Die Finanzminister und Notenbankgouverneure der 20 führenden Industrie- und Schwellenländer (G20) wollen laut den Angaben am Mittwochabend das Thema Klimafinanzierung und am Donnerstagvormittag die internationale Finanzarchitektur erörtern. Schwerpunkt sei hierbei die Reform und Stärkung der multilateralen Entwicklungsbanken und daneben auch eine nachhaltige Stabilisierung von Kapitalströmen in Entwicklungs- und Schwellenländer.
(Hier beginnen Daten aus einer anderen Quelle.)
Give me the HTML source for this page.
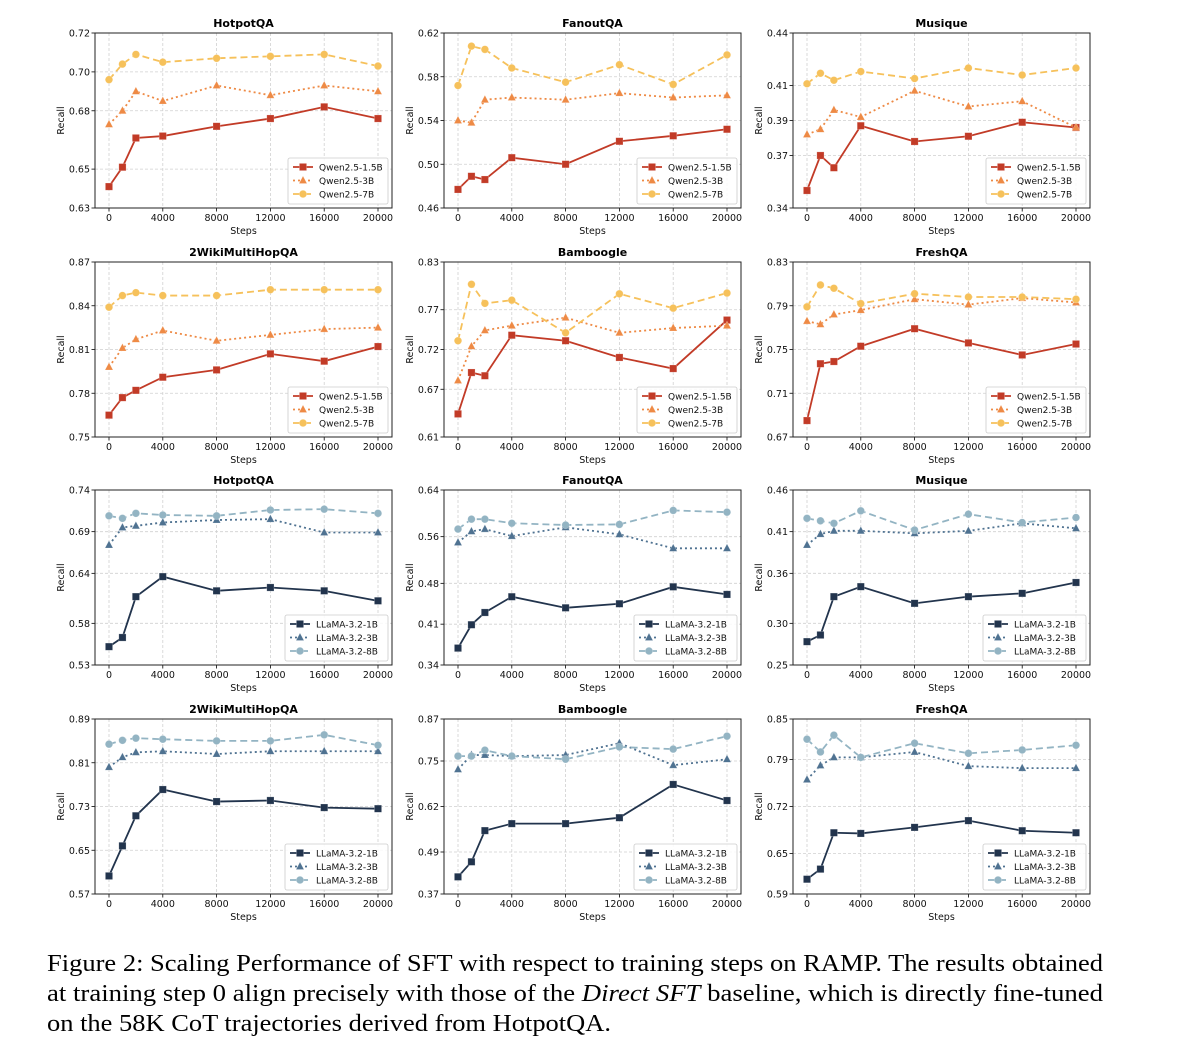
<!DOCTYPE html>
<html><head><meta charset="utf-8"><style>
html,body{margin:0;padding:0;background:#fff;}
svg{display:block;}
text{font-family:"DejaVu Sans","Liberation Sans",sans-serif;}
</style></head><body>
<svg id="fig" width="1178" height="1062" viewBox="0 0 1178 1062" xmlns="http://www.w3.org/2000/svg">
<g id="plots"></g>
<text x="47" y="971" font-size="24.5" style="font-family:'Liberation Serif',serif" textLength="1056" lengthAdjust="spacingAndGlyphs">Figure 2: Scaling Performance of SFT with respect to training steps on RAMP. The results obtained</text>
<text x="47" y="1001" font-size="24.5" style="font-family:'Liberation Serif',serif" textLength="1056" lengthAdjust="spacingAndGlyphs">at training step 0 align precisely with those of the <tspan font-style="italic">Direct SFT</tspan> baseline, which is directly fine-tuned</text>
<text x="47" y="1031" font-size="24.5" style="font-family:'Liberation Serif',serif" textLength="564" lengthAdjust="spacingAndGlyphs">on the 58K CoT trajectories derived from HotpotQA.</text>
</svg>
<script>
const steps=[0,1000,2000,4000,8000,12000,16000,20000];
const xTicks=[0,4000,8000,12000,16000,20000];
const qwenNames=["Qwen2.5-1.5B","Qwen2.5-3B","Qwen2.5-7B"];
const llamaNames=["LLaMA-3.2-1B","LLaMA-3.2-3B","LLaMA-3.2-8B"];
const titles=["HotpotQA","FanoutQA","Musique","2WikiMultiHopQA","Bamboogle","FreshQA","HotpotQA","FanoutQA","Musique","2WikiMultiHopQA","Bamboogle","FreshQA"];
const yMin=[0.63,0.46,0.34,0.75,0.61,0.67,0.53,0.34,0.25,0.57,0.37,0.59];
const yMax=[0.72,0.62,0.44,0.87,0.83,0.83,0.74,0.64,0.46,0.89,0.87,0.85];
const yTickLabels=[
["0.63","0.65","0.68","0.70","0.72"],["0.46","0.50","0.54","0.58","0.62"],["0.34","0.37","0.39","0.41","0.44"],
["0.75","0.78","0.81","0.84","0.87"],["0.61","0.67","0.72","0.77","0.83"],["0.67","0.71","0.75","0.79","0.83"],
["0.53","0.58","0.64","0.69","0.74"],["0.34","0.41","0.48","0.56","0.64"],["0.25","0.30","0.36","0.41","0.46"],
["0.57","0.65","0.73","0.81","0.89"],["0.37","0.49","0.62","0.75","0.87"],["0.59","0.65","0.72","0.79","0.85"]];
const seriesA=[
[0.641,0.651,0.666,0.667,0.672,0.676,0.682,0.676],
[0.477,0.489,0.486,0.506,0.500,0.521,0.526,0.532],
[0.350,0.370,0.363,0.387,0.378,0.381,0.389,0.386],
[0.765,0.777,0.782,0.791,0.796,0.807,0.802,0.812],
[0.639,0.691,0.687,0.738,0.731,0.710,0.696,0.757],
[0.685,0.737,0.739,0.753,0.769,0.756,0.745,0.755],
[0.552,0.563,0.612,0.636,0.619,0.623,0.619,0.607],
[0.369,0.409,0.430,0.457,0.438,0.445,0.474,0.461],
[0.278,0.286,0.332,0.344,0.324,0.332,0.336,0.349],
[0.603,0.658,0.713,0.761,0.739,0.741,0.728,0.726],
[0.419,0.462,0.551,0.571,0.571,0.588,0.683,0.637],
[0.612,0.627,0.681,0.680,0.689,0.699,0.684,0.681]];
const seriesB=[
[0.673,0.680,0.690,0.685,0.693,0.688,0.693,0.690],
[0.540,0.538,0.559,0.561,0.559,0.565,0.561,0.563],
[0.382,0.385,0.396,0.392,0.407,0.398,0.401,0.386],
[0.798,0.811,0.817,0.823,0.816,0.820,0.824,0.825],
[0.681,0.724,0.744,0.750,0.760,0.741,0.747,0.750],
[0.776,0.773,0.782,0.786,0.796,0.791,0.797,0.793],
[0.674,0.695,0.697,0.701,0.704,0.705,0.689,0.689],
[0.550,0.569,0.573,0.561,0.576,0.564,0.540,0.540],
[0.394,0.407,0.411,0.411,0.408,0.411,0.420,0.414],
[0.802,0.820,0.829,0.831,0.826,0.831,0.831,0.831],
[0.726,0.767,0.767,0.764,0.767,0.801,0.738,0.755],
[0.760,0.781,0.793,0.793,0.801,0.780,0.777,0.777]];
const seriesC=[
[0.696,0.704,0.709,0.705,0.707,0.708,0.709,0.703],
[0.572,0.608,0.605,0.588,0.575,0.591,0.573,0.600],
[0.411,0.417,0.413,0.418,0.414,0.420,0.416,0.420],
[0.839,0.847,0.849,0.847,0.847,0.851,0.851,0.851],
[0.731,0.802,0.778,0.782,0.741,0.790,0.772,0.791],
[0.789,0.809,0.806,0.792,0.801,0.798,0.798,0.796],
[0.709,0.706,0.712,0.710,0.709,0.716,0.717,0.712],
[0.573,0.590,0.590,0.583,0.580,0.581,0.605,0.602],
[0.426,0.423,0.420,0.435,0.412,0.431,0.421,0.427],
[0.844,0.851,0.855,0.853,0.850,0.850,0.861,0.842],
[0.764,0.764,0.781,0.764,0.755,0.790,0.784,0.821],
[0.820,0.801,0.826,0.793,0.814,0.799,0.804,0.811]];

const NS="http://www.w3.org/2000/svg";
const root=document.getElementById('plots');
function mk(tag,attrs,parent){const e=document.createElementNS(NS,tag);for(const k in attrs)e.setAttribute(k,attrs[k]);parent.appendChild(e);return e;}
const colL=[95,444,793], colW=297;
const rowT=[33,262,490,719], rowH=175;
const qwenColors=["#c23b27","#ee8a45","#f6c15b"];
const llamaColors=["#22344d","#4f7291","#93b4c3"];
const dashes=["none","2,3","7,4"];
const markers=["square","triangle","circle"];
function marker(g,type,x,y,c){
  let e;
  if(type==="square"){e=mk('rect',{x:x-3.6,y:y-3.6,width:7.2,height:7.2,fill:c,stroke:"#fff","stroke-opacity":0.35,"stroke-width":0.6},g);}
  else if(type==="triangle"){e=mk('polygon',{points:`${x},${y-4.5} ${x+4},${y+3} ${x-4},${y+3}`,fill:c,stroke:"#fff","stroke-opacity":0.35,"stroke-width":0.6},g);}
  else{e=mk('circle',{cx:x,cy:y,r:3.8,fill:c,stroke:"#fff","stroke-opacity":0.35,"stroke-width":0.6},g);}
  return e;
}
for(let p=0;p<12;p++){
  const r=Math.floor(p/3), c=p%3;
  const L=colL[c], T=rowT[r], R=L+colW, B=T+rowH;
  const x0=L+14, x1=R-14;
  const xs=v=>x0+(v-0)/(20000)*(x1-x0);
  const ys=v=>B-(v-yMin[p])/(yMax[p]-yMin[p])*rowH;
  const g=mk('g',{},root);
  
  
  xTicks.forEach(t=>{const ln=mk('line',{x1:xs(t),x2:xs(t),y1:T,y2:B,stroke:"#d0d0d0","stroke-width":0.8,"stroke-dasharray":"3,2"},g);
    });
  yTickLabels[p].forEach((lab)=>{const yy=ys(parseFloat(lab));
    const ln=mk('line',{x1:L,x2:R,y1:yy,y2:yy,stroke:"#d0d0d0","stroke-width":0.8,"stroke-dasharray":"3,2"},g);
    
    mk('line',{x1:L-3.5,x2:L,y1:yy,y2:yy,stroke:"#000","stroke-width":0.8},g);
    const t=mk('text',{x:L-5,y:yy+3.5,"font-size":9.5,"text-anchor":"end",fill:"#111"},g);t.textContent=lab;
    });
  xTicks.forEach(tv=>{mk('line',{x1:xs(tv),x2:xs(tv),y1:B,y2:B+3.5,stroke:"#000","stroke-width":0.8},g);
    const t=mk('text',{x:xs(tv),y:B+13,"font-size":9.5,"text-anchor":"middle",fill:"#111"},g);t.textContent=String(tv);
    });
  const fr=mk('rect',{x:L,y:T,width:colW,height:rowH,fill:"none",stroke:"#222","stroke-width":1},g);
  
  const tt=mk('text',{x:(L+R)/2,y:T-6,"font-size":11,"font-weight":"bold","text-anchor":"middle",fill:"#000"},g);tt.textContent=titles[p];
  
  const xl=mk('text',{x:(L+R)/2,y:B+26,"font-size":9.5,"text-anchor":"middle",fill:"#111"},g);xl.textContent="Steps";
  
  const yl=mk('text',{x:0,y:0,"font-size":9.5,"text-anchor":"middle",fill:"#111",transform:`translate(${L-31},${(T+B)/2}) rotate(-90)`},g);yl.textContent="Recall";
  
  const cols=r<2?qwenColors:llamaColors, names=r<2?qwenNames:llamaNames;
  [seriesA[p],seriesB[p],seriesC[p]].forEach((vals,si)=>{
    const pts=vals.map((v,i)=>xs(steps[i])+","+ys(v)).join(" ");
    const pl=mk('polyline',{points:pts,fill:"none",stroke:cols[si],"stroke-width":1.8,"stroke-dasharray":dashes[si]},g);
    
    vals.forEach((v,i)=>{const m=marker(g,markers[si],xs(steps[i]),ys(v),cols[si]);
      });
  });
  const lg=mk('g',{},g);
  const lw=r<2?100:103, lx=R-lw-4, ly=B-50;
  mk('rect',{x:lx,y:ly,width:lw,height:46,rx:2,fill:"#fff","fill-opacity":0.85,stroke:"#ccc","stroke-width":0.8},lg);
  names.forEach((n,si)=>{const yy=ly+9+si*13.5;
    mk('line',{x1:lx+5,x2:lx+25,y1:yy,y2:yy,stroke:cols[si],"stroke-width":1.8,"stroke-dasharray":dashes[si]},lg);
    marker(lg,markers[si],lx+15,yy,cols[si]);
    const t=mk('text',{x:lx+31,y:yy+3.5,"font-size":9,fill:"#111"},lg);t.textContent=n;
    });
}
</script>
</body></html>
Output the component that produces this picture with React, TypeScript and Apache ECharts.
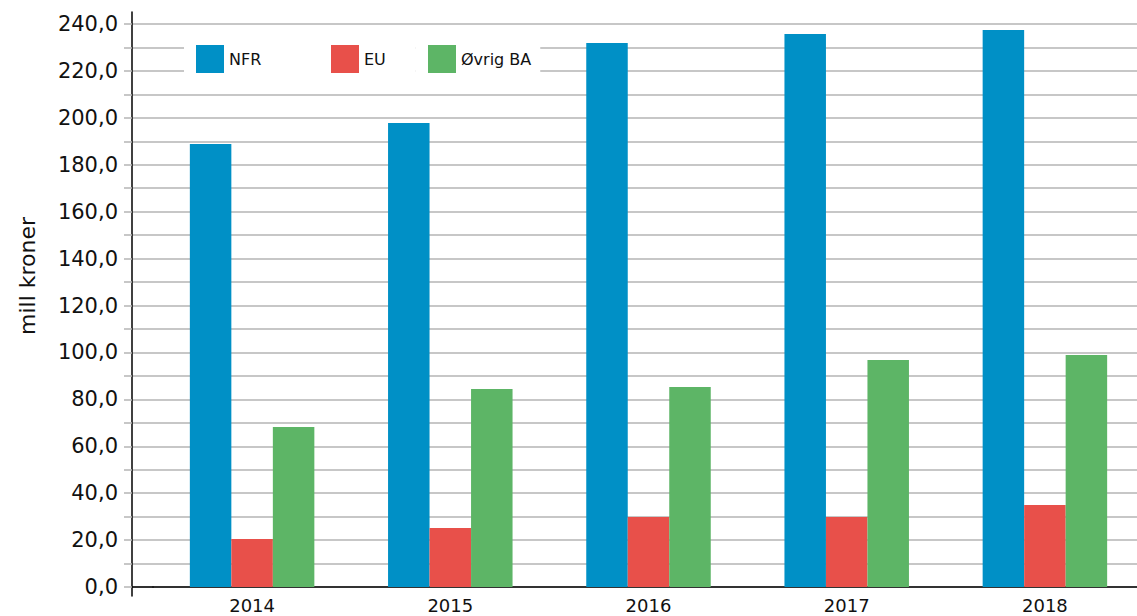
import React, { useEffect, useRef } from "react";
import * as echarts from "echarts";

const years = ["2014", "2015", "2016", "2017", "2018"];
const nfr = [188.8, 197.8, 231.9, 235.7, 237.4];
const eu = [20.5, 25.2, 29.8, 29.8, 35.0];
const ovrig = [68.2, 84.4, 85.3, 96.8, 98.9];
const seriesNames = ["NFR", "EU", "Øvrig BA"];
const colors = ["#0090c6", "#e8504a", "#5db566"];
const yMin = 0;
const yMax = 240;
const yStep = 10;
const yLabelStep = 20;
const yTitle = "mill kroner";

const FONT = "DejaVu Sans";
const GRID_LINE = { color: "#b4b4b4", width: 1.5 };

export default function App() {
  const ref = useRef<HTMLDivElement>(null);
  useEffect(() => {
    if (!ref.current) return;
    const chart = echarts.init(ref.current, undefined, { renderer: "svg" });
    const legendBase = {
      top: 40,
      orient: "horizontal",
      icon: "rect",
      itemWidth: 28,
      itemHeight: 28,
      backgroundColor: "#ffffff",
      textStyle: { fontSize: 16, fontFamily: FONT, color: "#111" },
    };
    chart.setOption({
      animation: false,
      textStyle: { fontFamily: FONT },
      grid: [
        { left: 153, width: 991, top: 24, bottom: 29, containLabel: false, outerBoundsMode: "none" },
        { left: 132, width: 21, top: 24, bottom: 29, containLabel: false, outerBoundsMode: "none" },
        { left: 132, width: 1, top: 12, bottom: 20, containLabel: false, outerBoundsMode: "none" },
      ],
      legend: [
        { ...legendBase, left: 184, padding: [5, 58, 5, 12], data: [seriesNames[0]] },
        { ...legendBase, left: 319, padding: [5, 30, 5, 12], data: [seriesNames[1]] },
        { ...legendBase, left: 416, padding: [5, 9, 5, 12], data: [seriesNames[2]] },
      ],
      xAxis: [
        {
          gridIndex: 0,
          type: "category",
          data: years,
          axisLine: { lineStyle: { color: "#000", width: 1.5 } },
          axisTick: { show: false },
          axisLabel: { fontSize: 18, color: "#111", margin: 9, fontFamily: FONT },
        },
        {
          gridIndex: 1,
          type: "category",
          data: [""],
          axisLine: { lineStyle: { color: "#000", width: 1.5 } },
          axisTick: { show: false },
          axisLabel: { show: false },
        },
        { gridIndex: 2, type: "value", show: false },
      ],
      yAxis: [
        {
          gridIndex: 0,
          type: "value",
          min: yMin,
          max: yMax,
          interval: yStep,
          axisLine: { show: false },
          axisTick: { show: false },
          axisLabel: { show: false },
          splitLine: { lineStyle: GRID_LINE },
        },
        {
          gridIndex: 1,
          type: "value",
          min: yMin,
          max: yMax,
          interval: yStep,
          axisLine: { show: false },
          axisTick: { show: true, length: 8, lineStyle: GRID_LINE },
          axisLabel: {
            margin: 14,
            fontSize: 21,
            color: "#111",
            fontFamily: FONT,
            formatter: (v: number) =>
              v % yLabelStep === 0 ? v.toFixed(1).replace(".", ",") : "",
          },
          splitLine: { lineStyle: GRID_LINE },
        },
        {
          gridIndex: 2,
          type: "value",
          min: yMin - 9 / (563 / (yMax - yMin)),
          max: yMax + 12 / (563 / (yMax - yMin)),
          axisLine: { show: true, lineStyle: { color: "#000", width: 1.5 } },
          axisTick: { show: false },
          axisLabel: { show: false },
          splitLine: { show: false },
        },
      ],
      graphic: [
        {
          type: "text",
          x: 27,
          y: 276,
          rotation: Math.PI / 2,
          style: {
            text: yTitle,
            fontSize: 22,
            fontFamily: FONT,
            fill: "#111",
            align: "center",
            verticalAlign: "middle",
          },
        },
      ],
      series: [nfr, eu, ovrig].map((d, i) => ({
        name: seriesNames[i],
        type: "bar",
        xAxisIndex: 0,
        yAxisIndex: 0,
        data: d,
        barWidth: 41.5,
        barGap: "0%",
        itemStyle: { color: colors[i] },
      })),
    });
    return () => chart.dispose();
  }, []);
  return (
    <div
      ref={ref}
      style={{ position: "fixed", left: 0, top: 0, width: 1137, height: 616, background: "#fff" }}
    />
  );
}
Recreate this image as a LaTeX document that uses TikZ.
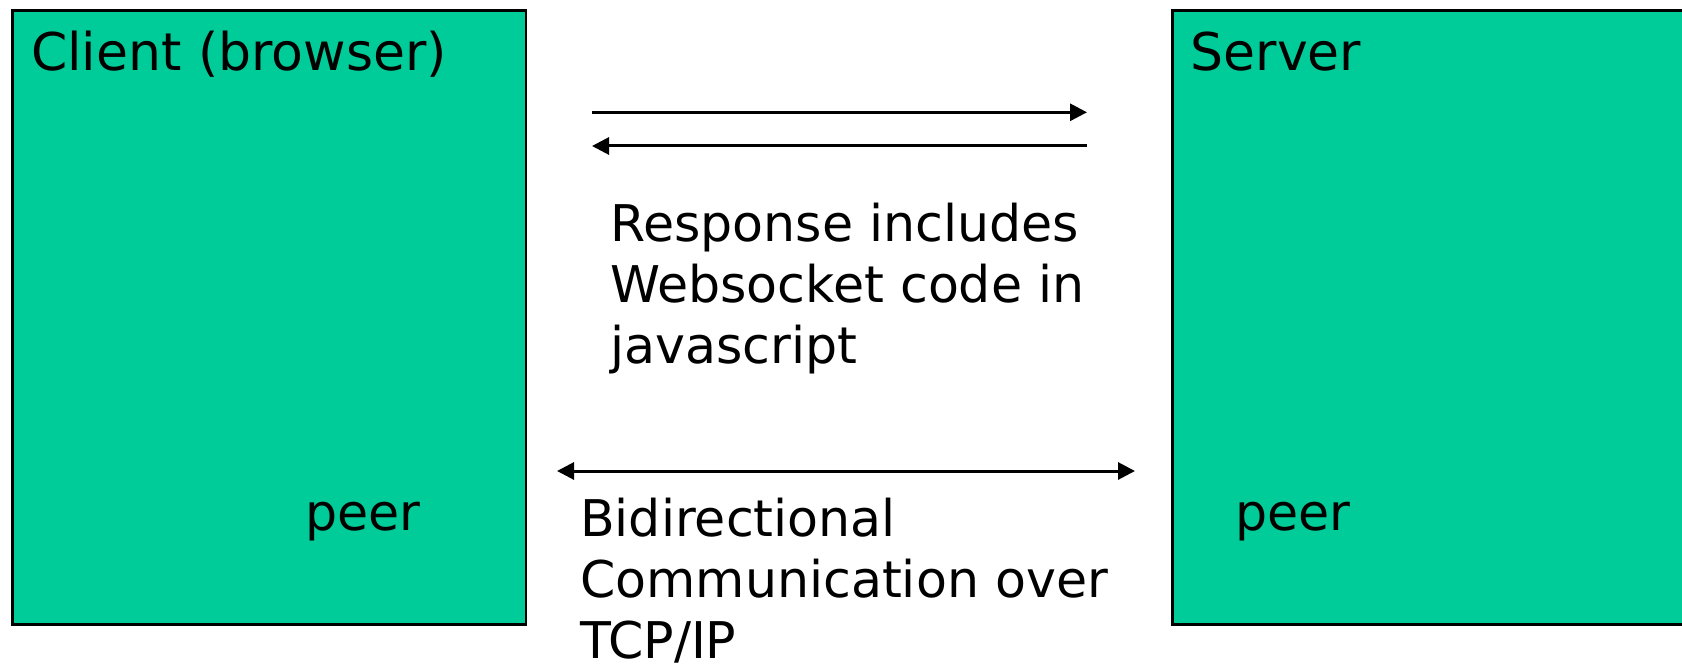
\documentclass[tikz,border=0pt]{standalone}
\usepackage{fontspec}
\setmainfont{DejaVu Sans}
\usetikzlibrary{arrows.meta}
\definecolor{boxgreen}{RGB}{0,204,153}
\tikzset{
  panel/.style={draw=black, line width=2.5pt, fill=boxgreen, inner sep=0pt, anchor=north west},
  title/.style={anchor=base west, inner sep=0pt, font=\fontsize{52}{62}\selectfont},
  body/.style={anchor=base west, inner sep=0pt, align=left, font=\fontsize{50.6}{60.8}\selectfont},
  link/.style={line width=3pt, -{Triangle[length=17pt,width=17pt]}},
  blink/.style={line width=3pt, {Triangle[length=17pt,width=17pt]}-{Triangle[length=17pt,width=17pt]}}
}
\begin{document}
\begin{tikzpicture}[x=1pt,y=-1pt]
\useasboundingbox (0,0) rectangle (1682,666);
\clip (0,0) rectangle (1682,666);
\node[panel, minimum width=513.5pt, minimum height=613.7pt] (client) at (11,9.3) {};
\node[panel, minimum width=530pt, minimum height=613.7pt] (server) at (1171,9.3) {};
\node[title] (clientlbl) at (31,70.7) {Client (browser)};
\node[title] (serverlbl) at (1190.5,70.7) {Server};
\node[body] (peerl) at (305,530) {peer};
\node[body] (peerr) at (1235,530) {peer};
\coordinate (r1s) at (592,112.3);
\coordinate (r1e) at (1087,112.3);
\coordinate (r2s) at (1087,146);
\coordinate (r2e) at (592,146);
\coordinate (bl) at (557,471);
\coordinate (br) at (1135,471);
\draw[link] (r1s) -- (r1e);
\draw[link] (r2s) -- (r2e);
\draw[blink] (bl) -- (br);
\node[body] (resp) at (610,363) {Response includes\\Websocket code in\\javascript};
\node[body] (bidi) at (580,658) {Bidirectional\\Communication over\\TCP/IP};
\end{tikzpicture}
\end{document}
Es gehe darum, dass auch nicht traditionelle Geber mehr und mehr ihrer Verantwortung gerecht würden und auch der Privatsektor und inländische Finanzierungen mobilisiert werden müssten.

Beim IWF soll zudem noch die Rolle der Institution selbst erörtert werden. Die Finanzbasis des IWF sei "mehr als ausreichend, um die gegenwärtigen und zukünftigen Bedarfe der Mitgliedschaft zu decken", hob der Beamte hervor. "Wir setzen uns ein für eine Beschränkung des IWF auf sein Kernmandat, nämlich die Wahrung der globalen Finanzstabilität." Das werde man in den Sitzungen vor Ort auch deutlich machen. Bundesfinanzminister Christian Lindner (FDP) und Bundesbank-Präsident Joachim Nagel, die beide an den Tagungen in Washington teilnehmen werden, hatten zuvor bereits zum 80-jährigen Bestehen des Währungsfonds einen Fokus auf dessen Kernmandat angemahnt.

"Über die Zeit hat es der IWF immer wieder geschafft, aus Krisen gestärkt hervorzugehen. Selten waren die äußeren Umstände jedoch herausfordernder als heute", schrieben beide in einem Gastkommentar im Handelsblatt. "Ein IWF, der sich auf sein Kernmandat fokussiert, kann das globale Wirtschafts- und Währungssystem am besten stärken." Die Hilfen des IWF für Länder mit angeschlagenen Finanzen könnten "eine dauerhaft stabilitätsfördernde Wirtschaftspolitik nicht ersetzen", und auch die Finanzierung einer entwicklungspolitischen Agenda sei "nicht originäre Aufgabe des IWF und sollte eher Institutionen wie der Weltbank überlassen werden", schrieben sie unter anderem. In diesem Zusammenhang seien Bestrebungen, die sogenannten Sonderziehungsrechte für die Entwicklungsfinanzierung zu gebrauchen, "mit Skepsis zu betrachten".